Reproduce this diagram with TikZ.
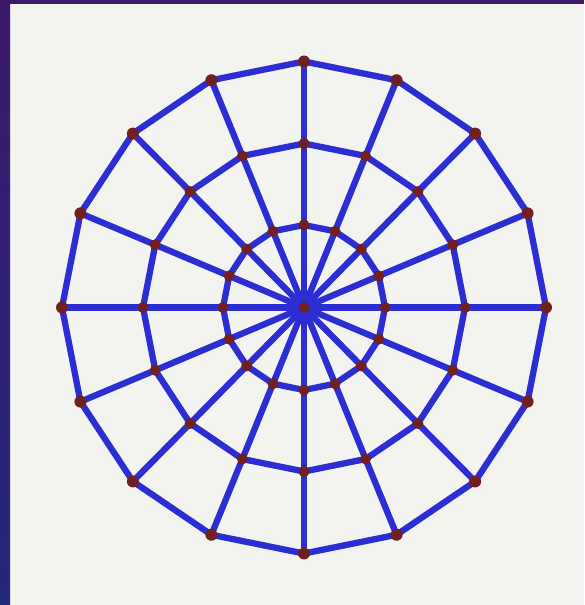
\documentclass[tikz,border=0pt]{standalone}
\definecolor{panel}{HTML}{F3F3EF}
\definecolor{webblue}{HTML}{2D2DD4}
\definecolor{knotred}{HTML}{702020}
\definecolor{framepurple}{HTML}{3D1A6C}
\definecolor{frameblue}{HTML}{24287F}
\pgfdeclarelayer{bg}
\pgfdeclarelayer{edges}
\pgfsetlayers{bg,edges,main}
\begin{document}
\begin{tikzpicture}[x=1pt,y=1pt,
  knot/.style={circle,fill=knotred,inner sep=0pt,minimum size=11pt},
  webline/.style={draw=webblue,line width=6.3pt,line cap=round}]
\useasboundingbox (0,0) rectangle (584,605);
\begin{pgfonlayer}{bg}
  \fill[panel] (0,0) rectangle (584,605);
  \shade[top color=framepurple,bottom color=frameblue] (0,0) rectangle (10,605);
  \fill[framepurple] (0,601) rectangle (584,605);
\end{pgfonlayer}
\coordinate (C) at (304,297.5);
\node[knot] (c) at (C) {};
\foreach \i in {0,...,15}{
  \node[knot] (i\i) at ([shift={(90-\i*22.5:81 and 82.5)}]C) {};
  \node[knot] (m\i) at ([shift={(90-\i*22.5:161 and 164)}]C) {};
  \node[knot,minimum size=12pt] (o\i) at ([shift={(90-\i*22.5:242 and 246)}]C) {};
}
\begin{pgfonlayer}{edges}
\foreach \i in {0,...,15}{
  \pgfmathtruncatemacro\j{mod(\i+1,16)}
  \draw[webline] (c.center) -- (i\i.center) -- (m\i.center) -- (o\i.center);
  \draw[webline] (i\i.center) -- (i\j.center);
  \draw[webline] (m\i.center) -- (m\j.center);
  \draw[webline] (o\i.center) -- (o\j.center);
}
\end{pgfonlayer}
\end{tikzpicture}
\end{document}
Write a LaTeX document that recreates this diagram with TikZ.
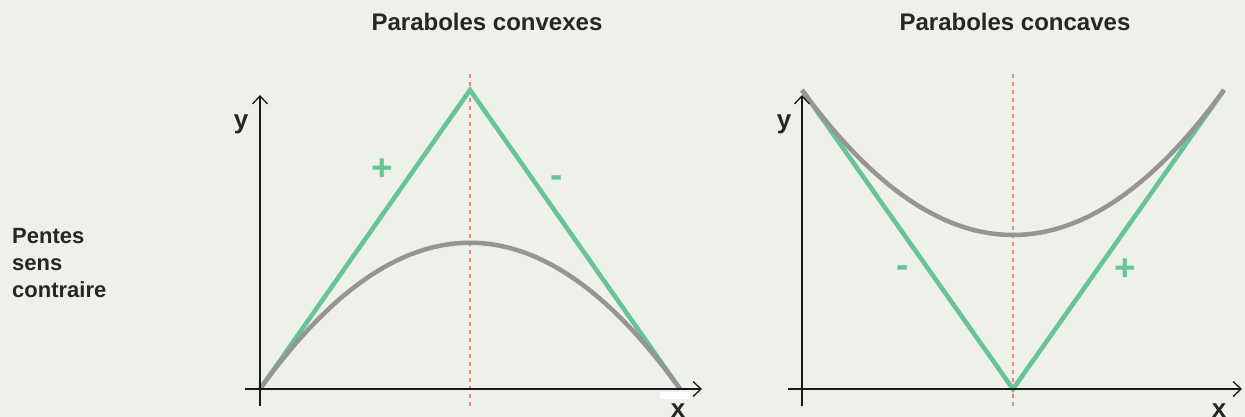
\documentclass[tikz,border=0pt]{standalone}
\usepackage{fontspec}
\setmainfont{Liberation Sans}
\usetikzlibrary{arrows.meta}
\begin{document}
\begin{tikzpicture}[x=1pt,y=-1pt,
  axis/.style={line width=1.3pt,draw=black!90,-{Straight Barb[length=8pt,width=15pt,line width=1.3pt]}},
  greenline/.style={line width=4.5pt,draw=curvegreen,line join=miter},
  grayline/.style={line width=4.5pt,draw=curvegray},
  sym/.style={line width=1.2pt,draw=dashred,dash pattern=on 4pt off 4pt},
  title/.style={font=\bfseries\fontsize{24}{28}\selectfont,text=black!85,anchor=base},
  rowlbl/.style={font=\bfseries\fontsize{22}{26}\selectfont,text=black!85,anchor=base west,inner sep=0pt},
  axlbl/.style={font=\bfseries\fontsize{26}{28}\selectfont,text=black!85},
  sign/.style={font=\bfseries\fontsize{37}{40}\selectfont,text=curvegreen,inner sep=0pt}]
\definecolor{bg}{HTML}{EEF0EA}
\definecolor{curvegreen}{HTML}{66C495}
\definecolor{curvegray}{HTML}{959595}
\definecolor{dashred}{HTML}{F2806E}
\fill[bg] (0,0) rectangle (1245,417);
\useasboundingbox (0,0) rectangle (1245,417);
% titles
\node[title] (t1) at (487,31) {Paraboles convexes};
\node[title] (t2) at (1015,31) {Paraboles concaves};
\node[rowlbl] (r1) at (12,243) {Pentes};
\node[rowlbl] (r2) at (12,270) {sens};
\node[rowlbl] (r3) at (12,297) {contraire};
% ---- left plot
\coordinate (o1) at (260,389);
\coordinate (ytop1) at (260,95);
\coordinate (ybot1) at (260,406);
\coordinate (xl1) at (245,389);
\coordinate (xr1) at (702,389);
\coordinate (apex1) at (470,90);
\coordinate (end1) at (680,389);
\coordinate (st1) at (470,74);
\coordinate (sb1) at (470,408);
\draw[sym] (st1) -- (sb1);
\draw[greenline] (o1) -- (apex1) -- (end1);
\draw[grayline] (o1) .. controls (400,194) and (540,194) .. (end1);
\fill[white] (660,392) rectangle (690,398.5);
\draw[axis] (ybot1) -- (ytop1);
\draw[axis] (xl1) -- (xr1);
\node[axlbl] (y1) at (241,124) {y};
\node[axlbl] (x1) at (678,411) {x};
\node[sign] (p1) at (382,170) {+};
\node[sign,anchor=base] (m1) at (557,187) {-};
% ---- right plot
\coordinate (o2) at (802,389);
\coordinate (ytop2) at (802,95);
\coordinate (ybot2) at (802,406);
\coordinate (xl2) at (788,389);
\coordinate (xr2) at (1242,389);
\coordinate (left2) at (802,90);
\coordinate (low2) at (1013,389);
\coordinate (right2) at (1224,90);
\coordinate (st2) at (1013,74);
\coordinate (sb2) at (1013,408);
\draw[sym] (st2) -- (sb2);
\draw[greenline] (left2) -- (low2) -- (right2);
\draw[grayline] (left2) .. controls (942.7,283.3) and (1083.3,283.3) .. (right2);
\draw[axis] (ybot2) -- (ytop2);
\draw[axis] (xl2) -- (xr2);
\node[axlbl] (y2) at (784,124) {y};
\node[axlbl] (x2) at (1219,411) {x};
\node[sign,anchor=base] (m2) at (903,277) {-};
\node[sign] (p2) at (1125,270) {+};
\end{tikzpicture}
\end{document}
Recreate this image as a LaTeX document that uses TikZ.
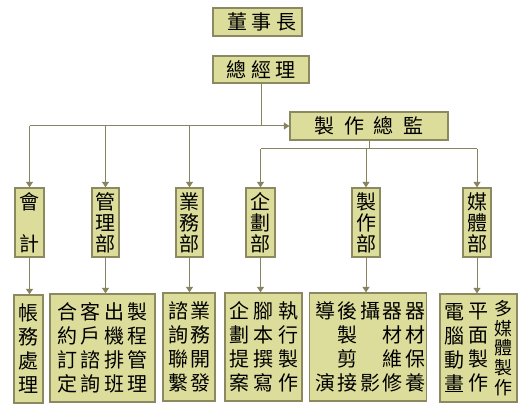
○ ○ ○ ○ ○ ○ ○
What is required
Return the material exactly as given, apart from the pictures.

Correct response
Reproduce this diagram with TikZ.
\documentclass[tikz,border=0pt]{standalone}
\definecolor{panel}{HTML}{F3F3EF}
\definecolor{webblue}{HTML}{2D2DD4}
\definecolor{knotred}{HTML}{702020}
\definecolor{framepurple}{HTML}{3D1A6C}
\definecolor{frameblue}{HTML}{24287F}
\pgfdeclarelayer{bg}
\pgfdeclarelayer{edges}
\pgfsetlayers{bg,edges,main}
\begin{document}
\begin{tikzpicture}[x=1pt,y=1pt,
  knot/.style={circle,fill=knotred,inner sep=0pt,minimum size=11pt},
  webline/.style={draw=webblue,line width=6.3pt,line cap=round}]
\useasboundingbox (0,0) rectangle (584,605);
\begin{pgfonlayer}{bg}
  \fill[panel] (0,0) rectangle (584,605);
  \shade[top color=framepurple,bottom color=frameblue] (0,0) rectangle (10,605);
  \fill[framepurple] (0,601) rectangle (584,605);
\end{pgfonlayer}
\coordinate (C) at (304,297.5);
\node[knot] (c) at (C) {};
\foreach \i in {0,...,15}{
  \node[knot] (i\i) at ([shift={(90-\i*22.5:81 and 82.5)}]C) {};
  \node[knot] (m\i) at ([shift={(90-\i*22.5:161 and 164)}]C) {};
  \node[knot,minimum size=12pt] (o\i) at ([shift={(90-\i*22.5:242 and 246)}]C) {};
}
\begin{pgfonlayer}{edges}
\foreach \i in {0,...,15}{
  \pgfmathtruncatemacro\j{mod(\i+1,16)}
  \draw[webline] (c.center) -- (i\i.center) -- (m\i.center) -- (o\i.center);
  \draw[webline] (i\i.center) -- (i\j.center);
  \draw[webline] (m\i.center) -- (m\j.center);
  \draw[webline] (o\i.center) -- (o\j.center);
}
\end{pgfonlayer}
\end{tikzpicture}
\end{document}
Write a LaTeX document that recreates this diagram with TikZ.
\documentclass[tikz,border=0pt]{standalone}
\usepackage{fontspec}
\setmainfont{Liberation Sans}
\usetikzlibrary{arrows.meta}
\begin{document}
\begin{tikzpicture}[x=1pt,y=-1pt,
  axis/.style={line width=1.3pt,draw=black!90,-{Straight Barb[length=8pt,width=15pt,line width=1.3pt]}},
  greenline/.style={line width=4.5pt,draw=curvegreen,line join=miter},
  grayline/.style={line width=4.5pt,draw=curvegray},
  sym/.style={line width=1.2pt,draw=dashred,dash pattern=on 4pt off 4pt},
  title/.style={font=\bfseries\fontsize{24}{28}\selectfont,text=black!85,anchor=base},
  rowlbl/.style={font=\bfseries\fontsize{22}{26}\selectfont,text=black!85,anchor=base west,inner sep=0pt},
  axlbl/.style={font=\bfseries\fontsize{26}{28}\selectfont,text=black!85},
  sign/.style={font=\bfseries\fontsize{37}{40}\selectfont,text=curvegreen,inner sep=0pt}]
\definecolor{bg}{HTML}{EEF0EA}
\definecolor{curvegreen}{HTML}{66C495}
\definecolor{curvegray}{HTML}{959595}
\definecolor{dashred}{HTML}{F2806E}
\fill[bg] (0,0) rectangle (1245,417);
\useasboundingbox (0,0) rectangle (1245,417);
% titles
\node[title] (t1) at (487,31) {Paraboles convexes};
\node[title] (t2) at (1015,31) {Paraboles concaves};
\node[rowlbl] (r1) at (12,243) {Pentes};
\node[rowlbl] (r2) at (12,270) {sens};
\node[rowlbl] (r3) at (12,297) {contraire};
% ---- left plot
\coordinate (o1) at (260,389);
\coordinate (ytop1) at (260,95);
\coordinate (ybot1) at (260,406);
\coordinate (xl1) at (245,389);
\coordinate (xr1) at (702,389);
\coordinate (apex1) at (470,90);
\coordinate (end1) at (680,389);
\coordinate (st1) at (470,74);
\coordinate (sb1) at (470,408);
\draw[sym] (st1) -- (sb1);
\draw[greenline] (o1) -- (apex1) -- (end1);
\draw[grayline] (o1) .. controls (400,194) and (540,194) .. (end1);
\fill[white] (660,392) rectangle (690,398.5);
\draw[axis] (ybot1) -- (ytop1);
\draw[axis] (xl1) -- (xr1);
\node[axlbl] (y1) at (241,124) {y};
\node[axlbl] (x1) at (678,411) {x};
\node[sign] (p1) at (382,170) {+};
\node[sign,anchor=base] (m1) at (557,187) {-};
% ---- right plot
\coordinate (o2) at (802,389);
\coordinate (ytop2) at (802,95);
\coordinate (ybot2) at (802,406);
\coordinate (xl2) at (788,389);
\coordinate (xr2) at (1242,389);
\coordinate (left2) at (802,90);
\coordinate (low2) at (1013,389);
\coordinate (right2) at (1224,90);
\coordinate (st2) at (1013,74);
\coordinate (sb2) at (1013,408);
\draw[sym] (st2) -- (sb2);
\draw[greenline] (left2) -- (low2) -- (right2);
\draw[grayline] (left2) .. controls (942.7,283.3) and (1083.3,283.3) .. (right2);
\draw[axis] (ybot2) -- (ytop2);
\draw[axis] (xl2) -- (xr2);
\node[axlbl] (y2) at (784,124) {y};
\node[axlbl] (x2) at (1219,411) {x};
\node[sign,anchor=base] (m2) at (903,277) {-};
\node[sign] (p2) at (1125,270) {+};
\end{tikzpicture}
\end{document}
Recreate this image as a LaTeX document that uses TikZ.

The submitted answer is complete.